» **Raw data**
——
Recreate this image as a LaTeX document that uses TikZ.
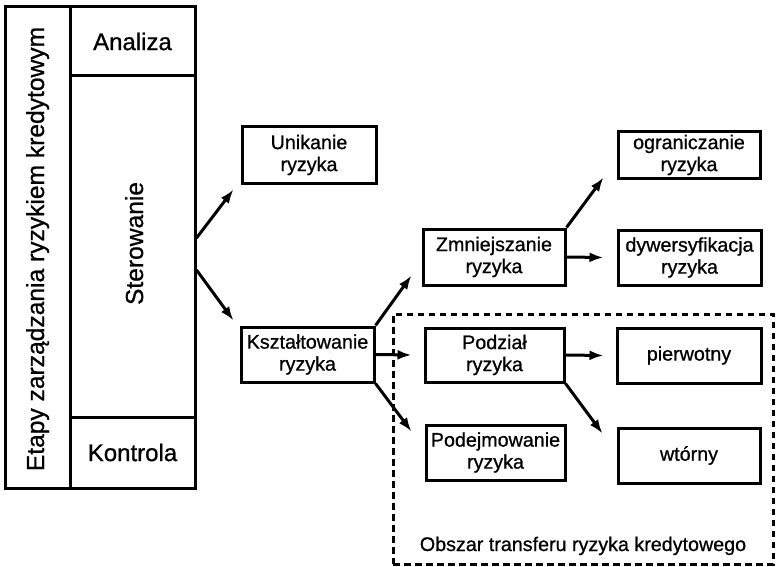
\documentclass[tikz,border=0pt]{standalone}
\usepackage{fontspec}
\setmainfont{Liberation Sans}
\newfontfamily\scanfont{Liberation Sans}[FakeBold=0.8]
\usetikzlibrary{arrows.meta}
\begin{document}
\begin{tikzpicture}[x=1pt,y=-1pt,
  box/.style={draw,line width=3pt,rectangle,inner sep=0pt,align=center,font=\scanfont\fontsize{19.7}{22}\selectfont},
  cell/.style={draw,line width=3pt,rectangle,inner sep=0pt,font=\scanfont\fontsize{24}{28}\selectfont},
  vtext/.style={font=\scanfont\fontsize{24.6}{28}\selectfont,rotate=90,anchor=base,inner sep=0pt},
  arr/.style={line width=3pt,-{Latex[length=14pt,width=10pt]}},
  area/.style={draw,line width=3pt,dash pattern=on 6.5pt off 4.5pt,rectangle,inner sep=0pt},
  ]
\useasboundingbox (0,0) rectangle (776,567);

% left column
\node[cell,minimum width=65pt,minimum height=481pt] (tcell) at (37.5,247.5) {};
\node[vtext] (title) at (44,249) {Etapy zarządzania ryzykiem kredytowym};
\node[cell,minimum width=125pt,minimum height=69pt] (anal) at (132.5,41.5) {Analiza};
\node[cell,minimum width=125pt,minimum height=341pt] (ster) at (132.5,246.5) {};
\node[vtext] (stertxt) at (143,243.5) {Sterowanie};
\node[cell,minimum width=125pt,minimum height=71pt] (kont) at (132.5,452.5) {Kontrola};

% dashed area
\node[area,minimum width=380pt,minimum height=250pt] (area) at (583,439) {};
\node[font=\scanfont\fontsize{19.7}{22}\selectfont,anchor=base,inner sep=0pt] (lbl) at (583,551) {Obszar transferu ryzyka kredytowego};

% boxes
\node[box,minimum width=134pt,minimum height=56pt] (unik) at (309,155) {Unikanie\\ryzyka};
\node[box,minimum width=133pt,minimum height=55pt] (ksz) at (307.5,354.5) {Kształtowanie\\ryzyka};
\node[box,minimum width=142pt,minimum height=56pt] (zmn) at (494,257) {Zmniejszanie\\ryzyka};
\node[box,minimum width=142pt,minimum height=46pt] (ogr) at (689,155) {ograniczanie\\ryzyka};
\node[box,minimum width=143pt,minimum height=55pt] (dyw) at (689.5,257.5) {dywersyfikacja\\ryzyka};
\node[box,minimum width=139pt,minimum height=54pt] (pod) at (494.5,355) {Podział\\ryzyka};
\node[box,minimum width=144pt,minimum height=55pt] (pie) at (689,355.5) {pierwotny};
\node[box,minimum width=139pt,minimum height=55pt] (pdj) at (495.5,452.5) {Podejmowanie\\ryzyka};
\node[box,minimum width=142pt,minimum height=55pt] (wto) at (689,455.5) {wtórny};

% arrows
\draw[arr] ([yshift=8.5pt]ster.east) -- ([xshift=-7pt,yshift=-5pt]unik.south west);
\draw[arr] ([yshift=-23.5pt]ster.east) -- ([xshift=-6pt,yshift=5pt]ksz.north west);
\draw[arr] (ksz.north east) -- ([xshift=-10pt,yshift=11pt]zmn.south west);
\draw[arr] (ksz.east) -- ([xshift=-12pt]pod.west);
\draw[arr] (ksz.south east) -- ([xshift=-13pt,yshift=-8pt]pdj.north west);
\draw[arr] (zmn.north east) -- ([xshift=-13pt,yshift=2pt]ogr.south west);
\draw[arr] (zmn.east) -- ([xshift=-13pt]dyw.west);
\draw[arr] (pod.east) -- ([xshift=-12pt]pie.west);
\draw[arr] (pod.south east) -- ([xshift=-14pt,yshift=-7pt]wto.north west);
\end{tikzpicture}
\end{document}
——
» **Aim of the exercise**
Make an exact copy of the data, leaving its pictures out.

» **The completed task**
Recreate this image as a LaTeX document that uses TikZ.
\documentclass[tikz,border=0pt]{standalone}
\usepackage{fontspec}
\setmainfont{Liberation Sans}
\newfontfamily\scanfont{Liberation Sans}[FakeBold=0.8]
\usetikzlibrary{arrows.meta}
\begin{document}
\begin{tikzpicture}[x=1pt,y=-1pt,
  box/.style={draw,line width=3pt,rectangle,inner sep=0pt,align=center,font=\scanfont\fontsize{19.7}{22}\selectfont},
  cell/.style={draw,line width=3pt,rectangle,inner sep=0pt,font=\scanfont\fontsize{24}{28}\selectfont},
  vtext/.style={font=\scanfont\fontsize{24.6}{28}\selectfont,rotate=90,anchor=base,inner sep=0pt},
  arr/.style={line width=3pt,-{Latex[length=14pt,width=10pt]}},
  area/.style={draw,line width=3pt,dash pattern=on 6.5pt off 4.5pt,rectangle,inner sep=0pt},
  ]
\useasboundingbox (0,0) rectangle (776,567);

% left column
\node[cell,minimum width=65pt,minimum height=481pt] (tcell) at (37.5,247.5) {};
\node[vtext] (title) at (44,249) {Etapy zarządzania ryzykiem kredytowym};
\node[cell,minimum width=125pt,minimum height=69pt] (anal) at (132.5,41.5) {Analiza};
\node[cell,minimum width=125pt,minimum height=341pt] (ster) at (132.5,246.5) {};
\node[vtext] (stertxt) at (143,243.5) {Sterowanie};
\node[cell,minimum width=125pt,minimum height=71pt] (kont) at (132.5,452.5) {Kontrola};

% dashed area
\node[area,minimum width=380pt,minimum height=250pt] (area) at (583,439) {};
\node[font=\scanfont\fontsize{19.7}{22}\selectfont,anchor=base,inner sep=0pt] (lbl) at (583,551) {Obszar transferu ryzyka kredytowego};

% boxes
\node[box,minimum width=134pt,minimum height=56pt] (unik) at (309,155) {Unikanie\\ryzyka};
\node[box,minimum width=133pt,minimum height=55pt] (ksz) at (307.5,354.5) {Kształtowanie\\ryzyka};
\node[box,minimum width=142pt,minimum height=56pt] (zmn) at (494,257) {Zmniejszanie\\ryzyka};
\node[box,minimum width=142pt,minimum height=46pt] (ogr) at (689,155) {ograniczanie\\ryzyka};
\node[box,minimum width=143pt,minimum height=55pt] (dyw) at (689.5,257.5) {dywersyfikacja\\ryzyka};
\node[box,minimum width=139pt,minimum height=54pt] (pod) at (494.5,355) {Podział\\ryzyka};
\node[box,minimum width=144pt,minimum height=55pt] (pie) at (689,355.5) {pierwotny};
\node[box,minimum width=139pt,minimum height=55pt] (pdj) at (495.5,452.5) {Podejmowanie\\ryzyka};
\node[box,minimum width=142pt,minimum height=55pt] (wto) at (689,455.5) {wtórny};

% arrows
\draw[arr] ([yshift=8.5pt]ster.east) -- ([xshift=-7pt,yshift=-5pt]unik.south west);
\draw[arr] ([yshift=-23.5pt]ster.east) -- ([xshift=-6pt,yshift=5pt]ksz.north west);
\draw[arr] (ksz.north east) -- ([xshift=-10pt,yshift=11pt]zmn.south west);
\draw[arr] (ksz.east) -- ([xshift=-12pt]pod.west);
\draw[arr] (ksz.south east) -- ([xshift=-13pt,yshift=-8pt]pdj.north west);
\draw[arr] (zmn.north east) -- ([xshift=-13pt,yshift=2pt]ogr.south west);
\draw[arr] (zmn.east) -- ([xshift=-13pt]dyw.west);
\draw[arr] (pod.east) -- ([xshift=-12pt]pie.west);
\draw[arr] (pod.south east) -- ([xshift=-14pt,yshift=-7pt]wto.north west);
\end{tikzpicture}
\end{document}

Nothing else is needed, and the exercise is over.